6.      Bei der Anwendung der Verordnung Nr. 1049/2001 über den Zugang der Öffentlichkeit zu Dokumenten des Europäischen Parlaments, des Rates und der Kommission kann die behauptete Notwendigkeit, Argumente zu schützen, die gegebenenfalls in einem noch anhängigen Verfahren vorgetragen werden, kein Grund für die Verweigerung des Zugangs zu Schriftsätzen einer Rechtssache sein, die bereits durch ein Urteil des Gerichts abgeschlossen wurde, wenn es an jedweder besonderen Begründung fehlt, mit der gezeigt werden soll, dass die Freigabe der Schriftsätze das anhängige Gerichtsverfahren beeinträchtigen würde.
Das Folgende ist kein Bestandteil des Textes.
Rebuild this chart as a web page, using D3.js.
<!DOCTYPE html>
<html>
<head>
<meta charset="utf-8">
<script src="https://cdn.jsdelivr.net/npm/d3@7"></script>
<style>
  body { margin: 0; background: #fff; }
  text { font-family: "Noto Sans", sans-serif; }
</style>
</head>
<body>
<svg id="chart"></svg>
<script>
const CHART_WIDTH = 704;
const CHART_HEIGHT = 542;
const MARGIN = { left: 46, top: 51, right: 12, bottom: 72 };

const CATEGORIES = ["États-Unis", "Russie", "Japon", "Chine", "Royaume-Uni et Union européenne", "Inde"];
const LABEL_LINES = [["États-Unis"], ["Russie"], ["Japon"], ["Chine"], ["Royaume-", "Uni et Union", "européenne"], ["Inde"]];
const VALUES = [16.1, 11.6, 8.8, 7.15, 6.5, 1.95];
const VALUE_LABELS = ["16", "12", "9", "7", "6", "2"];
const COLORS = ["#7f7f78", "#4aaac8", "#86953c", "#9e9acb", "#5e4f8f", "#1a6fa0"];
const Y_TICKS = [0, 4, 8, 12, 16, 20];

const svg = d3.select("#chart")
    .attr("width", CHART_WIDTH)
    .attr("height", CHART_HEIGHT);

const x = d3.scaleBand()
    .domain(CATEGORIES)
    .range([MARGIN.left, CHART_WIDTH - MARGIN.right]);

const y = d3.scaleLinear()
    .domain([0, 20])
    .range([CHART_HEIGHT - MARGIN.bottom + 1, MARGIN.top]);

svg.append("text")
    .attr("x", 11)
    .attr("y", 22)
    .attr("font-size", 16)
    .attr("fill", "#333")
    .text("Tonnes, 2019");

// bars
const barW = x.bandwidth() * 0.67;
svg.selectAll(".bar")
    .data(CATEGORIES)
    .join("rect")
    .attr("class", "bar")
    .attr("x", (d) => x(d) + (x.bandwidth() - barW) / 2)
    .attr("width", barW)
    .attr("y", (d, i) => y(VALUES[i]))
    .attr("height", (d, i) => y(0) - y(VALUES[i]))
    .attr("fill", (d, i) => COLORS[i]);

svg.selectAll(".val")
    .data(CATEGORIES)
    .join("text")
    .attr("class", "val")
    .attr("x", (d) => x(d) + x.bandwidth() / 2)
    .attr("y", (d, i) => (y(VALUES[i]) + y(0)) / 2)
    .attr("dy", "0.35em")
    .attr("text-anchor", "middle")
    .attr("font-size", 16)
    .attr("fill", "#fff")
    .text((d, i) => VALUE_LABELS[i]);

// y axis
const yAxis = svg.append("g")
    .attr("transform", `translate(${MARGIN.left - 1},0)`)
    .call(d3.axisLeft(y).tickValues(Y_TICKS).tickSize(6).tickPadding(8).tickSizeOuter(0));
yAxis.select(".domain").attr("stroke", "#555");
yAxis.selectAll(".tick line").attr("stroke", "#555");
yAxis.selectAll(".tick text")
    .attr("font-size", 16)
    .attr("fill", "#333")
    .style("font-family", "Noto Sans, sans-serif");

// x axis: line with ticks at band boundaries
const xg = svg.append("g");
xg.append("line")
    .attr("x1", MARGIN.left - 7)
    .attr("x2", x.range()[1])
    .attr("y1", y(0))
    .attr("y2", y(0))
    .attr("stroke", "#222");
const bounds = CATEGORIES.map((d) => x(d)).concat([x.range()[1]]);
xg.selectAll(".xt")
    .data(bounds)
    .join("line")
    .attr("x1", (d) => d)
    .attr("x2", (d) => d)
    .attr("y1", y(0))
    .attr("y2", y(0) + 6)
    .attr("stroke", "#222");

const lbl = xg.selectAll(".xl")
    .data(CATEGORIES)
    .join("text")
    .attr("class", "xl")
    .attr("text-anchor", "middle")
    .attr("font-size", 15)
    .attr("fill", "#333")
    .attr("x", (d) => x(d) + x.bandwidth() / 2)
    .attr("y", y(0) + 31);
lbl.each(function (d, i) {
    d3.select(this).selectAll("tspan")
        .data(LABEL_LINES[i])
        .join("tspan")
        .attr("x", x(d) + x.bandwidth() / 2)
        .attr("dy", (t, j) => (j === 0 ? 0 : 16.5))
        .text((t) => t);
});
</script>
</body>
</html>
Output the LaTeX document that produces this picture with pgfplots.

Der Inhalt von Schriftsätzen eines Gemeinschaftsorgans, die eine Rechtssache betreffen, die durch ein Urteil des Gerichts abgeschlossen wurde, ist in Form einer Zusammenfassung durch den Sitzungsbericht veröffentlicht worden, im Lauf einer öffentlichen mündlichen Verhandlung erörtert worden, und hat Eingang in das Urteil des Gerichts gefunden. Es handelt sich also um Vorbringen, das der Öffentlichkeit, zumindest in Form einer Zusammenfassung, bereits zugänglich ist. Zudem kann die bloße Verknüpfung zwischen zwei oder mehreren Rechtssachen, unabhängig davon, ob sie dieselben Parteien oder denselben Gegenstand haben, für sich allein keine Zugangsverweigerung rechtfertigen, geschweige denn eine eindeutige Umkehr des Verhältnisses zwischen dem Grundsatz des freien Zugangs zu Dokumenten der Organe und den Ausnahmen von diesem Grundsatz, wie sie in der Verordnung Nr. 1049/2001 normiert wurden, bewirken.
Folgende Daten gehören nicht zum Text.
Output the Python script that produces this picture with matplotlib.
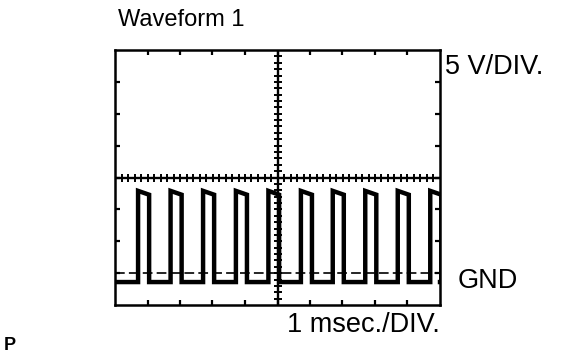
import matplotlib
matplotlib.use('Agg')
import matplotlib.pyplot as plt
import numpy as np

plt.rcParams['font.family'] = ['Liberation Sans', 'DejaVu Sans']
plt.rcParams['lines.scale_dashes'] = False

# waveform edges (msec) and levels (V)
rise_ms = [0.71, 1.71, 2.71, 3.72, 4.72, 5.72, 6.70, 7.70, 8.70, 9.70]
fall_ms = [1.05, 2.05, 3.05, 4.06, 5.05, 6.06, 7.04, 8.04, 9.04, 10.04]
high_start_v = 12.9
high_end_v = 12.3
low_v = -1.4
gnd_v = 0.0

# screen: 10 x 8 divisions, 1 msec/div, 5 V/div, GND one division up
x_div = 10
y_div = 8
volts_per_div = 5
y_bottom = gnd_v - volts_per_div

W, H = 562, 357
fig = plt.figure(figsize=(W / 100, H / 100), dpi=100)
ax = fig.add_axes([115 / W, 1 - 305 / H, 325 / W, 255 / H])
ax.set_xlim(0, x_div)
ax.set_ylim(y_bottom, y_bottom + y_div * volts_per_div)

for s in ax.spines.values():
    s.set_linewidth(1.8)
ax.set_xticks(np.arange(1, x_div))
ax.set_yticks(y_bottom + volts_per_div * np.arange(1, y_div))
ax.tick_params(direction='in', length=3.5, width=1.6, top=True, right=True,
               labelbottom=False, labelleft=False)

# centre graticule with small marks every 0.2 div
xc = x_div / 2
yc = y_bottom + y_div / 2 * volts_per_div
ax.axhline(yc, color='black', lw=1.7)
ax.axvline(xc, color='black', lw=1.7)
fine_x = np.arange(0.2, x_div, 0.2)
fine_y = y_bottom + volts_per_div * np.arange(0.2, y_div, 0.2)
ax.plot(fine_x, np.full_like(fine_x, yc), ls='none', marker='|', ms=5.5, mew=1.4, color='black')
ax.plot(np.full_like(fine_y, xc), fine_y, ls='none', marker='_', ms=5.5, mew=1.4, color='black')

# GND reference
ax.axhline(gnd_v, color='black', lw=1.2, dashes=(7, 3))

# pulse train
t = [0.0]
v = [low_v]
for r, f in zip(rise_ms, fall_ms):
    t += [r, r, f, f]
    v += [low_v, high_start_v, high_end_v, low_v]
t.append(x_div)
v.append(low_v)
ax.plot(t, v, color='black', lw=3.2, solid_joinstyle='miter')

def label(x, y, s, **kw):
    fig.text(x / W, 1 - y / H, s, va='center', **kw)

label(118, 20, 'Waveform 1', fontsize=17)
label(445, 67, '5 V/DIV.', fontsize=19.5)
label(458, 281, 'GND', fontsize=19.5)
label(287, 325, '1 msec./DIV.', fontsize=19.5)
label(4, 346, 'P', fontsize=13, fontweight='bold')

fig.savefig('out.png', dpi=100)
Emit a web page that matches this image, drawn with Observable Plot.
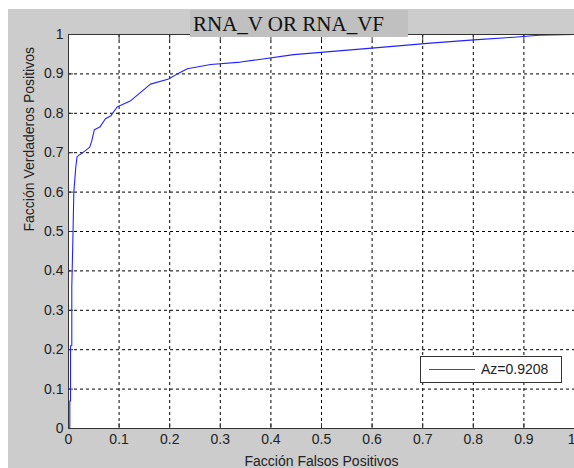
<!DOCTYPE html>
<html><head><meta charset="utf-8">
<script src="https://cdn.jsdelivr.net/npm/d3@7"></script>
<script src="https://cdn.jsdelivr.net/npm/@observablehq/plot@0.6"></script>
<style>
html,body{margin:0;padding:0;background:#fff;}
#wrap{position:relative;width:574px;height:468px;overflow:hidden;}
#bg{position:absolute;left:8px;top:9px;right:0;bottom:0;background:#cccccc;}
#chart{position:absolute;left:0;top:0;}
#title{position:absolute;left:190px;top:10px;width:218px;height:27px;background:#c0c0c0;font:21px "Liberation Serif",serif;line-height:28px;padding-left:3px;box-sizing:border-box;color:#111;white-space:nowrap;}
#legend{position:absolute;left:420px;top:356px;width:142px;height:27px;box-sizing:border-box;border:1px solid #333;background:#fff;font:14px "Liberation Sans",Arial,sans-serif;color:#222;}
#legend .swatch{position:absolute;left:8px;top:12px;width:46px;height:0;border-top:1px solid #3a3aff;}
#legend .lab{position:absolute;left:60px;top:0;line-height:25px;}
</style></head>
<body>
<div id="wrap">
  <div id="bg"></div>
  <div id="chart"></div>
  <div id="title"></div>
  <div id="legend"><div class="swatch"></div><div class="lab"></div></div>
</div>
<script>
const titleText = "RNA_V OR RNA_VF";
const xLabel = "Facción Falsos Positivos";
const yLabel = "Facción Verdaderos Positivos";
const legendText = "Az=0.9208";
const xTicks = [0, 0.1, 0.2, 0.3, 0.4, 0.5, 0.6, 0.7, 0.8, 0.9, 1];
const yTicks = [0, 0.1, 0.2, 0.3, 0.4, 0.5, 0.6, 0.7, 0.8, 0.9, 1];
const fpr = [0, 0.0026, 0.0026, 0.004, 0.004, 0.0065, 0.0065, 0.009, 0.0105, 0.013, 0.0145, 0.017, 0.022, 0.027, 0.042, 0.046, 0.051, 0.062, 0.073, 0.084, 0.096, 0.123, 0.162, 0.198, 0.215, 0.235, 0.281, 0.34, 0.445, 0.623, 0.715, 0.808, 0.88, 0.93, 1];
const tpr = [0, 0, 0.07, 0.07, 0.21, 0.21, 0.36, 0.50, 0.60, 0.64, 0.665, 0.69, 0.695, 0.699, 0.714, 0.73, 0.758, 0.765, 0.786, 0.794, 0.816, 0.832, 0.874, 0.887, 0.9, 0.913, 0.924, 0.93, 0.949, 0.968, 0.978, 0.987, 0.993, 0.998, 1];

document.getElementById("title").textContent = titleText;
document.querySelector("#legend .lab").textContent = legendText;

const fmt = d => String(d);
const font = "Liberation Sans, Arial, sans-serif";
const chart = Plot.plot({
  width: 574,
  height: 468,
  marginLeft: 68,
  marginRight: 0,
  marginTop: 34,
  marginBottom: 40,
  style: {background: "transparent", fontFamily: font, fontSize: "14px", color: "#222", overflow: "visible"},
  x: {domain: [0, 1]},
  y: {domain: [0, 1]},
  marks: [
    Plot.frame({fill: "white", stroke: null}),
    Plot.gridX(xTicks, {stroke: "#000", strokeOpacity: 1, strokeDasharray: "3,3"}),
    Plot.gridY(yTicks, {stroke: "#000", strokeOpacity: 1, strokeDasharray: "3,3"}),
    Plot.axisX(xTicks.slice(0, -1), {anchor: "bottom", tickSize: 0, tickPadding: 6, label: null, tickFormat: fmt, fill: "#222", fontSize: 14}),
    Plot.axisX(xTicks.slice(-1), {anchor: "bottom", tickSize: 0, tickPadding: 6, label: null, tickFormat: fmt, fill: "#222", fontSize: 14, textAnchor: "end", dx: 1}),
    Plot.axisY(yTicks, {anchor: "left", tickSize: 0, tickPadding: 5, label: null, tickFormat: fmt, fill: "#222", fontSize: 14}),
    Plot.axisX(xTicks, {anchor: "bottom", tickSize: -5, tickFormat: () => "", label: null, stroke: "#333"}),
    Plot.axisX(xTicks, {anchor: "top", tickSize: -5, tickFormat: () => "", label: null, stroke: "#333"}),
    Plot.axisY(yTicks, {anchor: "left", tickSize: -5, tickFormat: () => "", label: null, stroke: "#333"}),
    Plot.line({length: fpr.length}, {x: fpr, y: tpr, stroke: "#2323ff", strokeWidth: 1.1}),
    Plot.frame({stroke: "#333", strokeWidth: 1}),
    Plot.text([xLabel], {frameAnchor: "bottom", dy: 37, lineAnchor: "bottom", text: d => d, fontSize: 14, fill: "#222"}),
    Plot.text([yLabel], {frameAnchor: "left", dx: -35, rotate: -90, lineAnchor: "bottom", text: d => d, fontSize: 14, fill: "#222"})
  ]
});
document.getElementById("chart").appendChild(chart);
</script>
</body></html>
(vgl. Randnrn. 106, 110, 141)

7.      Die Schriftsätze, die die Kommission in einem Verfahren nach Art. 226 EG eingereicht hat, sind, da sie notwendigerweise die Ergebnisse der Untersuchungen enthalten, die die Kommission durchgeführt hat, um einen Verstoß gegen das Gemeinschaftsrecht nachzuweisen, eng mit der Einleitung des Vertragsverletzungsverfahrens verknüpft, in dessen Rahmen sie eingereicht worden sind, und beziehen sich daher auf Untersuchungstätigkeiten im Sinne des Art. 4 Abs. 2 dritter Gedankenstrich der Verordnung Nr. 1049/2001 über den Zugang der Öffentlichkeit zu Dokumenten des Europäischen Parlaments, des Rates und der Kommission.
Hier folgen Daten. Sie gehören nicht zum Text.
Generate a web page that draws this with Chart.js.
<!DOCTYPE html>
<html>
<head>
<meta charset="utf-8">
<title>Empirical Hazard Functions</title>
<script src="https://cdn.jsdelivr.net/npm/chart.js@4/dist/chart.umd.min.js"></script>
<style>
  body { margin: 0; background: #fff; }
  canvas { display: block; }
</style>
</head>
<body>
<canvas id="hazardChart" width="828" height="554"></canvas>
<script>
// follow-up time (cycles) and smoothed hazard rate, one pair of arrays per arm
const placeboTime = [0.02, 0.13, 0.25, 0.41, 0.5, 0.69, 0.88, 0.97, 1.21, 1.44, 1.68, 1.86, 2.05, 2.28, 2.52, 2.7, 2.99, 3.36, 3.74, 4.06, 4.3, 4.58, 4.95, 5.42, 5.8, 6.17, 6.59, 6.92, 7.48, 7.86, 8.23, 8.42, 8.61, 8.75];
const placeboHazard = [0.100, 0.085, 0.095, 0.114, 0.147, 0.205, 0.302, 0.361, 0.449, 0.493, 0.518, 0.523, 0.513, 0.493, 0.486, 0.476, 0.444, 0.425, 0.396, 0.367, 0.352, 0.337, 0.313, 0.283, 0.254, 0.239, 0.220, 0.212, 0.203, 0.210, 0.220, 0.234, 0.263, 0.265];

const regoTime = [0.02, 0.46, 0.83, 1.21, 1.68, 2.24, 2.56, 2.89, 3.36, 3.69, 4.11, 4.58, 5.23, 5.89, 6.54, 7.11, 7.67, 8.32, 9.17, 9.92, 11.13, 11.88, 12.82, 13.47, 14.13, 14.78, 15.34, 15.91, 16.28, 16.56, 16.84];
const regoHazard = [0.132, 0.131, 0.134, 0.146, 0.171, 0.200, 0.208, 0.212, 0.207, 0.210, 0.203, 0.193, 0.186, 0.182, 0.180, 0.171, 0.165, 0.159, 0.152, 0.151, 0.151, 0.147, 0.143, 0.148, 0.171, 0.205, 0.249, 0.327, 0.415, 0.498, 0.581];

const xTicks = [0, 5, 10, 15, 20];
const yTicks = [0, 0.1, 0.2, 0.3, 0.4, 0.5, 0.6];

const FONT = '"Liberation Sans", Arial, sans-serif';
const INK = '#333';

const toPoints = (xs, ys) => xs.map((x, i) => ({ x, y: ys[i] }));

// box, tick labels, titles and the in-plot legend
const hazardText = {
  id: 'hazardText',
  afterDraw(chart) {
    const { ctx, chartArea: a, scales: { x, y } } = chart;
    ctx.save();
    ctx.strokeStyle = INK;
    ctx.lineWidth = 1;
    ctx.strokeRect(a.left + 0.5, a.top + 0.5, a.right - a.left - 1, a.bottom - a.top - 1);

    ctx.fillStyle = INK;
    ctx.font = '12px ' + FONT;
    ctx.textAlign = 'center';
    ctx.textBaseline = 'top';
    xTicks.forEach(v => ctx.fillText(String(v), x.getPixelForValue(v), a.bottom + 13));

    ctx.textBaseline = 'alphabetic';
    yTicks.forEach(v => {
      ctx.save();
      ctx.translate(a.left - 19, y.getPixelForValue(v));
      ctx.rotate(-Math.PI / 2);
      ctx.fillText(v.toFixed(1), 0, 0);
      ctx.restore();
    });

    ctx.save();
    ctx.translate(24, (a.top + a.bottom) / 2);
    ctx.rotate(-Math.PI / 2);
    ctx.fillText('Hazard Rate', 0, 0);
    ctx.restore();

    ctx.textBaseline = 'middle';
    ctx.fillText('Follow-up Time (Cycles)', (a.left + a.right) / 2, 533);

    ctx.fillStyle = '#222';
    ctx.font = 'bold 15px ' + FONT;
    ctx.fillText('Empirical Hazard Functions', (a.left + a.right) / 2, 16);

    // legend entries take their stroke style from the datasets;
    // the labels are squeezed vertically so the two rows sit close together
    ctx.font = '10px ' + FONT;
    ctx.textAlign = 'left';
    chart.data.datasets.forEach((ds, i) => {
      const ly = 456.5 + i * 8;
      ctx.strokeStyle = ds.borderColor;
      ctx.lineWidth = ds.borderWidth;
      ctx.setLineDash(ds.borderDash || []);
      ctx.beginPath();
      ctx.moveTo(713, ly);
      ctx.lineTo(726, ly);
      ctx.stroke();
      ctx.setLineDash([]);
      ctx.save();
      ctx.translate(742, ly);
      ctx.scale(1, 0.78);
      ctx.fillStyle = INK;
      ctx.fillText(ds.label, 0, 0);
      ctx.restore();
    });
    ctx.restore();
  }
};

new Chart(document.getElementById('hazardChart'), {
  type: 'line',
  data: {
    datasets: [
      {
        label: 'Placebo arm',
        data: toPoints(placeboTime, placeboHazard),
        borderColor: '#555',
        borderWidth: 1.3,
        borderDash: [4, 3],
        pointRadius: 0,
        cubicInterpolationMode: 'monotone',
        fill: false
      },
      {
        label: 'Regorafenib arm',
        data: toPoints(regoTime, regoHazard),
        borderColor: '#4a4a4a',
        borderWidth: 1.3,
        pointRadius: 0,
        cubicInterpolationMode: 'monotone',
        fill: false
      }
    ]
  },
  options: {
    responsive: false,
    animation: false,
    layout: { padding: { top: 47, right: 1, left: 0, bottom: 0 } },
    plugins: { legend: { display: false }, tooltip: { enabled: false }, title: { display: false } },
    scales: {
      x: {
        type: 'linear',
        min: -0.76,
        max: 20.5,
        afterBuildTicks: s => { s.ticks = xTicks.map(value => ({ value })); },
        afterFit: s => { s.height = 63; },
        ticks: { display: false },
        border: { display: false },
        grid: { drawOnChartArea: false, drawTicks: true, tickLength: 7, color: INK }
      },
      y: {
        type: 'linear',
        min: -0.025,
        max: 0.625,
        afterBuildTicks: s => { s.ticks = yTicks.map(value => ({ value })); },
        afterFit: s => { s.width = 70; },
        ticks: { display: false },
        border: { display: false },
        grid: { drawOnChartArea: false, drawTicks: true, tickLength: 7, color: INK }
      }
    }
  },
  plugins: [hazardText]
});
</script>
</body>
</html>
Die Wahrung des Zwecks des Vertragsverletzungsverfahrens, nämlich die gütliche Beilegung des Streits zwischen der Kommission und dem betreffenden Mitgliedstaat vor Erlass des Urteils des Gerichtshofs, kann es rechtfertigen, den Zugang zu Dokumenten, die im Rahmen dieses Verfahrens verfasst wurden, in Anwendung der Ausnahme zum Schutz des Zwecks von Untersuchungstätigkeiten zu verweigern. Es kann nämlich nicht ausgeschlossen werden, dass die Verhandlungen zwischen der Kommission und dem betreffenden Mitgliedstaat, mit denen erreicht werden soll, dass dieser freiwillig den Anforderungen des Vertrags nachkommt, während des Gerichtsverfahrens und bis zur Verkündung des Urteils fortgesetzt werden. Eine solche Rechtfertigung ist unabhängig vom Inhalt jedes einzelnen angeforderten Dokuments auf die Schriftsätze der Kommission anwendbar, wenn sie die gleiche Art von Informationen enthalten und der betreffende Mitgliedstaat die Vertragsverletzung, auf die sie sich beziehen, bestreitet. Diese Schriftsätze werden offenkundig in ihrer Gesamtheit von der jeweiligen Ausnahme vom Zugangsrecht erfasst.

Der Zweck, eine gütliche Beilegung zu erreichen, besteht hingegen nach Verkündung der Urteile, mit denen die Vertragsverletzungen festgestellt werden, für die die Untersuchungstätigkeiten der Kommission durchgeführt worden sind, nicht fort. Sobald der Gerichtshof nämlich festgestellt hat, dass ein Mitgliedstaat gegen seine Verpflichtungen aus dem Vertrag verstoßen hat, hat dieser Maßnahmen zu ergreifen, um diesem Urteil nachzukommen, ohne dass dies vom Ergebnis der Verhandlungen mit der Kommission abhängig gemacht werden kann. Würde man anerkennen, dass die verschiedenen Dokumente, die sich auf Untersuchungstätigkeiten beziehen, von der Ausnahme nach Art. 4 Abs. 2 dritter Gedankenstrich der Verordnung Nr. 1049/2001 erfasst werden, solange nicht alle im Anschluss an diese Verfahren zu ergreifenden Maßnahmen erlassen sind, selbst wenn eine neue Untersuchung erforderlich ist, die eventuell zu einer Klageerhebung nach Art. 228 Abs. 2 EG führt, liefe das außerdem darauf hinaus, den Zugang zu diesen Dokumenten von ungewissen Ereignissen wie der Missachtung des Urteils des Gerichtshofs, mit dem die Vertragsverletzung festgestellt wird, durch den betreffenden Mitgliedstaat und der Klageerhebung nach Art. 228 Abs. 2 EG, die im Ermessen der Kommission steht, abhängig zu machen. Jedenfalls würde es sich um zukünftige und ungewisse Ereignisse handeln, deren Eintritt von der Schnelligkeit und der Sorgfalt der verschiedenen beteiligten Behörden abhinge. Dieses Ergebnis stünde im Widerspruch zu dem Ziel, den größtmöglichen Zugang der Öffentlichkeit zu den Dokumenten der Organe zu gewährleisten, um den Bürgern die Möglichkeit zu geben, die Ausübung öffentlicher Gewalt wirksamer auf ihre Rechtmäßigkeit hin zu kontrollieren.